One of the easiest ways to safeguard your accounts is to customize your security settings. For most social media accounts, you can locate those settings under your profile. From there, you should be able to control who can search for your profile, who can follow or contact you, and how much of your profile is visible to the public. We strongly recommend limiting the amount of personal information available on your profile, particularly when it comes to your phone number, address or any other pieces of sensitive information that a cyber criminal could use against you. You should also be cautious about adding people that you don’t know in real life as these may just be cyber criminals looking to trick you.

Use strong passwords and enable multi-factor authentication

Using unique and complex passphrases or passwords for each of your social media accounts is one of the best ways to keep your personal information safe. This is your first line of defence against a potential account hack from cyber criminals.

We recommend creating a strong password with a minimum of 12 characters (including random numbers and symbols) or upgrading to a stronger passphrase that uses a minimum of 15 characters and 4 or more random words. We also suggest using a password manager to protect your unique passwords so you don’t have to worry about memorizing all of them. If you do use a password manager, make sure that its primary password is your strongest one.

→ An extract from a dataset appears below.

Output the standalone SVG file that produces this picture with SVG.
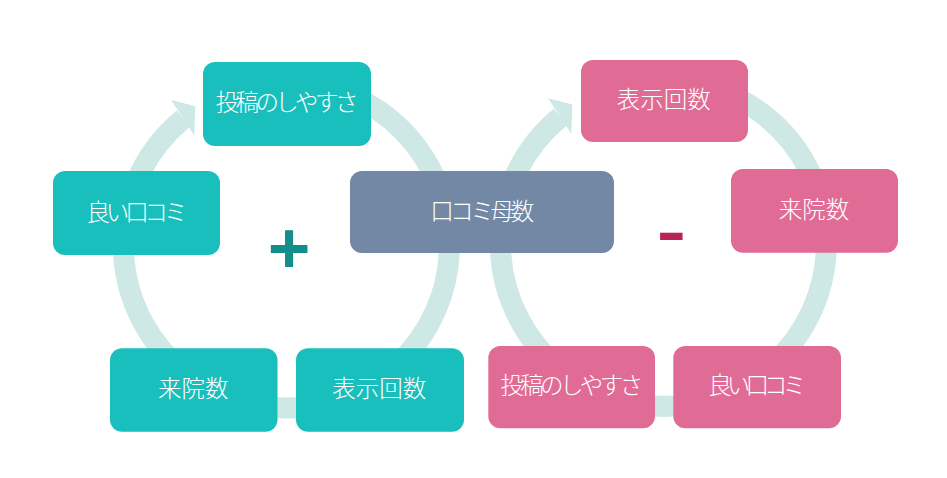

Unfortunately, even the best passwords won’t protect your accounts 100%. To properly secure your accounts, you should enable multi-factor authentication (MFA) or two-factor authentication (2FA) as an extra layer of security. This adds an extra step to your account login process, so if a cyber criminal were to ever get hold of your password, they would also need that second authentication factor to successfully log in. MFA on social media might look like a PIN sent to your phone or email address. Mobile devices could require a thumb print or facial recognition. We recommend enabling MFA or 2FA on all your accounts whenever available.


Staying social online has gotten us through a lot this past year – and just because we’re using the internet and social media a little differently now, we shouldn’t be any less cyber safe in our practices. The best ways to stay safe on social media are to stay vigilant against cyber scams and take the extra steps to protect your accounts’ privacy.